Excerpt from a dataset:
------------------------------------------------------------------------
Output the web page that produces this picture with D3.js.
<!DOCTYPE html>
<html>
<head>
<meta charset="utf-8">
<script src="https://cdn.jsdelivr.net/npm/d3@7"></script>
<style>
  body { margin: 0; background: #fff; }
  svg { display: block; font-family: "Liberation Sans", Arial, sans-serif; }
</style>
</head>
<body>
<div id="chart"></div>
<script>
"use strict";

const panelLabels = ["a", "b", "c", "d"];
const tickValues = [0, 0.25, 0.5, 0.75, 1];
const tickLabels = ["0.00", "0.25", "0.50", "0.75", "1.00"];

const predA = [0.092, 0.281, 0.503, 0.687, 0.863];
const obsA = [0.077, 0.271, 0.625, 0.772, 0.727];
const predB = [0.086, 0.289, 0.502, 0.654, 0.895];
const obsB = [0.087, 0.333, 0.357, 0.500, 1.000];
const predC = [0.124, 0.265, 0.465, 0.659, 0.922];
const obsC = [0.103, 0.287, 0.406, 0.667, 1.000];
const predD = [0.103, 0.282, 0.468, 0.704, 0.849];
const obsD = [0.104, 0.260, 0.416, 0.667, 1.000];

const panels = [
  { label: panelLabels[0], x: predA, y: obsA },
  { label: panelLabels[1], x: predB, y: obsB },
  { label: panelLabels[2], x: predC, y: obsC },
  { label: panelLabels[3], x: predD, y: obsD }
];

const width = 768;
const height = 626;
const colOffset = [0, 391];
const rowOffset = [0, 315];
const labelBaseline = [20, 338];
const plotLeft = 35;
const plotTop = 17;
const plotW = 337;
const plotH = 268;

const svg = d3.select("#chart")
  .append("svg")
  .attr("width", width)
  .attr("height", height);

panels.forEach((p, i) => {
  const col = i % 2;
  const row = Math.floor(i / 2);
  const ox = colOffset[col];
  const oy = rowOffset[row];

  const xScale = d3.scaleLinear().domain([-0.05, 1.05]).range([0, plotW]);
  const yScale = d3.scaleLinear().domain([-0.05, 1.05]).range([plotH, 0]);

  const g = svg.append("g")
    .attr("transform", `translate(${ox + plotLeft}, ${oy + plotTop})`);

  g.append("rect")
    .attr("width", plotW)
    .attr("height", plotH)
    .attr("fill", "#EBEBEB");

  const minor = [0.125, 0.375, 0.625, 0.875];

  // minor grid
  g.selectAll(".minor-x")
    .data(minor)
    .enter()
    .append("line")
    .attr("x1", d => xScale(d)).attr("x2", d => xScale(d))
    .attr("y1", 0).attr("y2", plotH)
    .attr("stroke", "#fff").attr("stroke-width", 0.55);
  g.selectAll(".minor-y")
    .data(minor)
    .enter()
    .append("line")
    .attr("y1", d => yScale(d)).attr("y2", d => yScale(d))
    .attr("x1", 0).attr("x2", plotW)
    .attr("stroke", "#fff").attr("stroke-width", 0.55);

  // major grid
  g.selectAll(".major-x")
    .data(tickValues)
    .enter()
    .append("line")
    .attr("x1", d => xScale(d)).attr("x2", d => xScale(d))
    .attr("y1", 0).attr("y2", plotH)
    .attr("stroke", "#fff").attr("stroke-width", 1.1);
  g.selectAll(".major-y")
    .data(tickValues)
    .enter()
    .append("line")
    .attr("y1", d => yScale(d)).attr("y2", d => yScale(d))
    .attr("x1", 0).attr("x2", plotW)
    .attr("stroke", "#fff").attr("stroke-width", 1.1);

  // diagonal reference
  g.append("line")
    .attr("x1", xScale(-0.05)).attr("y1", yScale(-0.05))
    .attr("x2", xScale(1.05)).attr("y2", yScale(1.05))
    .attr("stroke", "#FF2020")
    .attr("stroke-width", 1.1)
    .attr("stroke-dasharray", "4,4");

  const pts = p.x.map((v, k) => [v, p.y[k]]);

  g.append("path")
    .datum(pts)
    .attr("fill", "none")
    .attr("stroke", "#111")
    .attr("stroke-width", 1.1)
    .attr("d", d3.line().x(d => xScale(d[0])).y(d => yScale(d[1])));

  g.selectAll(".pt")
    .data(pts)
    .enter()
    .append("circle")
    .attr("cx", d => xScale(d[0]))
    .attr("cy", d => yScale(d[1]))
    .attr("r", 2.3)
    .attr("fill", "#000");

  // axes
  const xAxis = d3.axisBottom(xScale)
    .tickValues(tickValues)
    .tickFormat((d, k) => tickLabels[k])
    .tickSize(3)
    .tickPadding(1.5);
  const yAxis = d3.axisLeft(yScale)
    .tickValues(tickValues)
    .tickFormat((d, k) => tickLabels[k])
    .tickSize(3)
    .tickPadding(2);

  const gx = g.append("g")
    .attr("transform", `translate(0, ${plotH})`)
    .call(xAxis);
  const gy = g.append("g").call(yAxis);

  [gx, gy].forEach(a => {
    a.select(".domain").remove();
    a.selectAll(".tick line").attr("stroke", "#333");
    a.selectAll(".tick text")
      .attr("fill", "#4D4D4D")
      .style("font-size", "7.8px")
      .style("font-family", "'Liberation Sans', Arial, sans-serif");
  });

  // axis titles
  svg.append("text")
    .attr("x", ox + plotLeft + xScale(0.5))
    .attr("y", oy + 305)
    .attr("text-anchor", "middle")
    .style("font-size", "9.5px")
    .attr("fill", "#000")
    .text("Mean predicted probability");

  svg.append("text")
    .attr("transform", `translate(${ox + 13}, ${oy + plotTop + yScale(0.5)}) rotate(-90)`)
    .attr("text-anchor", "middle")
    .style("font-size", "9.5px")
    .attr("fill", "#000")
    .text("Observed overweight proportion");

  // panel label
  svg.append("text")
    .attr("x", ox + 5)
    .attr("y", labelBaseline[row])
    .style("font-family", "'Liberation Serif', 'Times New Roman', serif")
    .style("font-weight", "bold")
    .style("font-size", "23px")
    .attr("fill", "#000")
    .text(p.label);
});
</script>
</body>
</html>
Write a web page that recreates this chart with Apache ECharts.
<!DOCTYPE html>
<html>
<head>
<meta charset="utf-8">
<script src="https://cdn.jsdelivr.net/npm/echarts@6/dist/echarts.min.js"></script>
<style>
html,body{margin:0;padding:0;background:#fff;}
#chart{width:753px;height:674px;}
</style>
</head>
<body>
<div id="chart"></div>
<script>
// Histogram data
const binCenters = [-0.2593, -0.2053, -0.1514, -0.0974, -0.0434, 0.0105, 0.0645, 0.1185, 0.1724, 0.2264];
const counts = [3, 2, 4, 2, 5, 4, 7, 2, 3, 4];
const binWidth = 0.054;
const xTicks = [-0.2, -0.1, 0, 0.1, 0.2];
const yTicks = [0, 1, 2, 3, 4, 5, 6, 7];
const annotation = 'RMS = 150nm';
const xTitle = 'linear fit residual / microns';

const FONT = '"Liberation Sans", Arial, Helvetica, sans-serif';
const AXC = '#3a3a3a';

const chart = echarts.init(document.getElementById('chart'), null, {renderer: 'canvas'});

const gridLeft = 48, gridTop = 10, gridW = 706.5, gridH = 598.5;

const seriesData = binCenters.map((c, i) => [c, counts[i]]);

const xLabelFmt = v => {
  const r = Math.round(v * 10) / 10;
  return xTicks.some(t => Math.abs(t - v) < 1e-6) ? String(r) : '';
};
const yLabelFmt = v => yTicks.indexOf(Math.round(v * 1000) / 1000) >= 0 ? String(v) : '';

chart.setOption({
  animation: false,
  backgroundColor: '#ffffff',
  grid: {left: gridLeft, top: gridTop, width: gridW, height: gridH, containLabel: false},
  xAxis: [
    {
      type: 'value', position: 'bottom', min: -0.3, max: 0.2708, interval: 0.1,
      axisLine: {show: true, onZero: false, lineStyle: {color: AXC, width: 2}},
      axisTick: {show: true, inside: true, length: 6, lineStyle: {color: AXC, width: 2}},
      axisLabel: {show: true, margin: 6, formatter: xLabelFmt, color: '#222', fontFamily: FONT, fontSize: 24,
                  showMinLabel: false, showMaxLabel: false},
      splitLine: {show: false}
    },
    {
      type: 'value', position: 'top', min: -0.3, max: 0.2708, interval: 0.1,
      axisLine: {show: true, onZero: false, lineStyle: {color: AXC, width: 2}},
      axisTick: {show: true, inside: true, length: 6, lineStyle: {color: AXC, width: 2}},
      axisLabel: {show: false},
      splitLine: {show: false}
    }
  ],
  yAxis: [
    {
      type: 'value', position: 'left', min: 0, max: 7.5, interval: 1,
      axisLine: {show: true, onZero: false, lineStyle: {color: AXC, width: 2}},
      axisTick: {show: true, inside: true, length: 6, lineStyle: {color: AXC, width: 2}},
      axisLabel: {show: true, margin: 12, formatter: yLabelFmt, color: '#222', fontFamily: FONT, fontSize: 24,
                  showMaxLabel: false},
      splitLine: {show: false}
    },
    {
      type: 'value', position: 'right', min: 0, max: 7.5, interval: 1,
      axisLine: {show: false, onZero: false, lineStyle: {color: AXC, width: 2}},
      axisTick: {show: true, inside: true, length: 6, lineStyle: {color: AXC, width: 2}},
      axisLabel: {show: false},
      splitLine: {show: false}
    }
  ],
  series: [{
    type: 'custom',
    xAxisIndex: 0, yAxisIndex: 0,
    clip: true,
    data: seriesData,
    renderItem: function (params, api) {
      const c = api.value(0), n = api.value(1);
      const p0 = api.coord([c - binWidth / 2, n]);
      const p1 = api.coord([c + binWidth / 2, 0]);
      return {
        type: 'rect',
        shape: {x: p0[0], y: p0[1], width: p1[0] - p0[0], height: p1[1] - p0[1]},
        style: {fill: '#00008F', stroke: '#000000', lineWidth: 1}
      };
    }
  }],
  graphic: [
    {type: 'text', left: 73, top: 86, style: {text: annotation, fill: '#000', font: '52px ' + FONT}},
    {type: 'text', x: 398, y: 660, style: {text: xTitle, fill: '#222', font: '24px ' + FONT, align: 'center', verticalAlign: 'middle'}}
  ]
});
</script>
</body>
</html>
------------------------------------------------------------------------
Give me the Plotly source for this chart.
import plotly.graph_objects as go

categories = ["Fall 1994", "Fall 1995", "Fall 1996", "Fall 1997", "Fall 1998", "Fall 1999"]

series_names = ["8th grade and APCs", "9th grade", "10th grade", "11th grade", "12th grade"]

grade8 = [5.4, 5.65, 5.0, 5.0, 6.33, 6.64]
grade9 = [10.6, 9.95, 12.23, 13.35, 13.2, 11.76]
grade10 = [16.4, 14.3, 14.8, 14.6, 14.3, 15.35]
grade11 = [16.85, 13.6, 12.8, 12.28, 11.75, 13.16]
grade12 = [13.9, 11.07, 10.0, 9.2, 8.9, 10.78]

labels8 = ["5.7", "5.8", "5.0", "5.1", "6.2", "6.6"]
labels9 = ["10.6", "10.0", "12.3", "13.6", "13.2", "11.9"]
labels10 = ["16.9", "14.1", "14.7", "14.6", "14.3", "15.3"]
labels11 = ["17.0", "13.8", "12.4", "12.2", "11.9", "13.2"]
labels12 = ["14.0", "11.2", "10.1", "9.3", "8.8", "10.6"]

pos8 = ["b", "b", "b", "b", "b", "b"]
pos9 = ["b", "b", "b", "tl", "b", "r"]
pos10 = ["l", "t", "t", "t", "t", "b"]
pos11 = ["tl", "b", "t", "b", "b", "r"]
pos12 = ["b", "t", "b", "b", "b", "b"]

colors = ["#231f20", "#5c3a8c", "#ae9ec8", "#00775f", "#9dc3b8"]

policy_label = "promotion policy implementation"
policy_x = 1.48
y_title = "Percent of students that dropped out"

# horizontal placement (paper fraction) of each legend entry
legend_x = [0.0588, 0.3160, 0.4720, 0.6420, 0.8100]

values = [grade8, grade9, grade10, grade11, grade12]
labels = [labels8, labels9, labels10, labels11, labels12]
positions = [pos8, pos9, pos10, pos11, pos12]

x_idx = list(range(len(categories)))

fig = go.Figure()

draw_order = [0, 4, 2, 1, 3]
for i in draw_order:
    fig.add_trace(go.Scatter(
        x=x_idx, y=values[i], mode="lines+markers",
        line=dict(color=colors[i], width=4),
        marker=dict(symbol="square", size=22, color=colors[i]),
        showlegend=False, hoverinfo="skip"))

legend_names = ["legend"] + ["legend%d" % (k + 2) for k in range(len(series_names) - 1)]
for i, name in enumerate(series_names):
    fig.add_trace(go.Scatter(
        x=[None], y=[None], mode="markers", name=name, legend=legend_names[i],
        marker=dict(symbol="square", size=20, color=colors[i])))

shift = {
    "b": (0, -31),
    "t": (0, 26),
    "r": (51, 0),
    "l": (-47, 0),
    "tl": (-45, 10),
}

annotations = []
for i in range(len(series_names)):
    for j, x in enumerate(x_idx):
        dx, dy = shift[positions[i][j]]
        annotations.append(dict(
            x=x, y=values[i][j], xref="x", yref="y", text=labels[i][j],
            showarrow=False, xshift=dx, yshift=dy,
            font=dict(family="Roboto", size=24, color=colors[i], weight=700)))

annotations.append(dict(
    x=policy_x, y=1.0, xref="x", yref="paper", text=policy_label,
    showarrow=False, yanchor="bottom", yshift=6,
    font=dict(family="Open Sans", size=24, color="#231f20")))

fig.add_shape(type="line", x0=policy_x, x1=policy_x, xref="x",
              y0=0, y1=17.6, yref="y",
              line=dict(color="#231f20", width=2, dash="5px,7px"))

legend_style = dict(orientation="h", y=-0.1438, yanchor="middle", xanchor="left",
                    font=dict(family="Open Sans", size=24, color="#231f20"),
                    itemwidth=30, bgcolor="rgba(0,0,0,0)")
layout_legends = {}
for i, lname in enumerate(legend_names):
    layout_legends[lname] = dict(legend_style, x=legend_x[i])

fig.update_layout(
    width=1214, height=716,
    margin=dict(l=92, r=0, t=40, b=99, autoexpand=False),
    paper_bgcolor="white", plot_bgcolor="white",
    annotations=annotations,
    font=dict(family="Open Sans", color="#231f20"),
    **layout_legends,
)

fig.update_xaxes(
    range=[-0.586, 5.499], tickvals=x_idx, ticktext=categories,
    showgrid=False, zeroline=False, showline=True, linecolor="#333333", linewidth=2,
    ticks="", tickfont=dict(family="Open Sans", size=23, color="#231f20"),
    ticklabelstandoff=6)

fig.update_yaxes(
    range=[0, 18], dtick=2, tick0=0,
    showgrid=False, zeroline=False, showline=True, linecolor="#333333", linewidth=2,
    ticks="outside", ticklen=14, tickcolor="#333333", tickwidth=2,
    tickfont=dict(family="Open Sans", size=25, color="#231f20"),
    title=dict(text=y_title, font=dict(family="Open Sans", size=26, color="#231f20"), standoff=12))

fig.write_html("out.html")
------------------------------------------------------------------------
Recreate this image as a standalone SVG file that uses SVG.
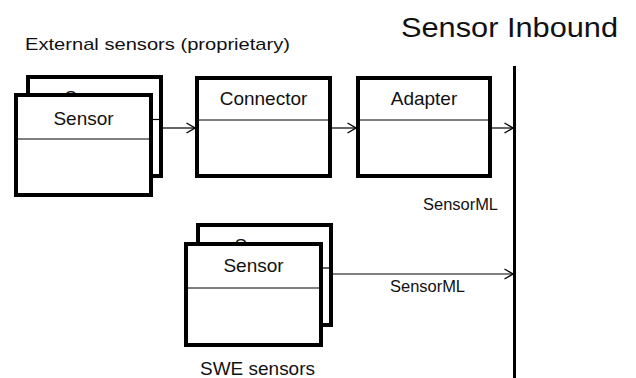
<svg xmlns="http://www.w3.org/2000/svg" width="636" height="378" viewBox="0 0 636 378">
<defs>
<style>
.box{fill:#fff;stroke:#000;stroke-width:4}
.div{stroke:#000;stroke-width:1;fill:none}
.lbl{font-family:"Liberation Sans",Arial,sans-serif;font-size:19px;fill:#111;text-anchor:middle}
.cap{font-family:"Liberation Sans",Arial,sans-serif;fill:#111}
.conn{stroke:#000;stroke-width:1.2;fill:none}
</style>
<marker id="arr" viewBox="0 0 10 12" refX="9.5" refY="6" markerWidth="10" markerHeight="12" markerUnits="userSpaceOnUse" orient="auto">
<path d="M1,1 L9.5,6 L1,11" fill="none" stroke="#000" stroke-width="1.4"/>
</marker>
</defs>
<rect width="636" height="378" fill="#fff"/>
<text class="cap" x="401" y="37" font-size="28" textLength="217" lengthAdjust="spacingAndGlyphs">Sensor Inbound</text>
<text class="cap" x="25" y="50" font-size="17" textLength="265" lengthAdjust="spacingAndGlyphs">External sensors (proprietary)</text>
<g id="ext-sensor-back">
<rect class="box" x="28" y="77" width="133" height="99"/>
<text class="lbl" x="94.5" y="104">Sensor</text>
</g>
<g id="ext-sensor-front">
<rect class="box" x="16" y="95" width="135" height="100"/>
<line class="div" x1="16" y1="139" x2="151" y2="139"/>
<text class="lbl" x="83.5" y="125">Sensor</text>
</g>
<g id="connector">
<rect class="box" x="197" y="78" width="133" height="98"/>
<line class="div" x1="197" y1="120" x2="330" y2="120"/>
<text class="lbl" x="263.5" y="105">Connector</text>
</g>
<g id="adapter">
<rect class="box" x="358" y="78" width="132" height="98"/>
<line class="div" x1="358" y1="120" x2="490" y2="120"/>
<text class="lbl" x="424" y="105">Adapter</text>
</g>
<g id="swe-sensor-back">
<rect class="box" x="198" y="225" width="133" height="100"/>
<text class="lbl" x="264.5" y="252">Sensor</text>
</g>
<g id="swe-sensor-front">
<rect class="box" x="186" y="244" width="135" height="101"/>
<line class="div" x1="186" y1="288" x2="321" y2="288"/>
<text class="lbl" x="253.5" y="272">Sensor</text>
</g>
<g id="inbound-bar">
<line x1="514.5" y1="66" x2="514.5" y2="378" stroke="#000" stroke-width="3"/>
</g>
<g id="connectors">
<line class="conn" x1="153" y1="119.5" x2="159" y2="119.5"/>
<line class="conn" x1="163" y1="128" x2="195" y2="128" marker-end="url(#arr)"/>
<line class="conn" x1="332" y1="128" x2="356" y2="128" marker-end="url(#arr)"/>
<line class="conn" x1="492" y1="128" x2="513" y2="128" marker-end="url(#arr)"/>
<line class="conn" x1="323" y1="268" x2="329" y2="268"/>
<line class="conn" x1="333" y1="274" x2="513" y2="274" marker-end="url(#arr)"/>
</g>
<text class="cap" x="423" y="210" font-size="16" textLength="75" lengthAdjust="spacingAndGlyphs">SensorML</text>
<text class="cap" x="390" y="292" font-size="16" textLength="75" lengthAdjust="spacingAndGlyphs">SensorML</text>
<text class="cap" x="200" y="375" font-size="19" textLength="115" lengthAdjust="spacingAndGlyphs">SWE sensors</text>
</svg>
------------------------------------------------------------------------
§ YOUR INSTRUCTIONS
Identify all lines in the records above with the word "picture".

§ TASK ANSWER
Output the web page that produces this picture with D3.js.

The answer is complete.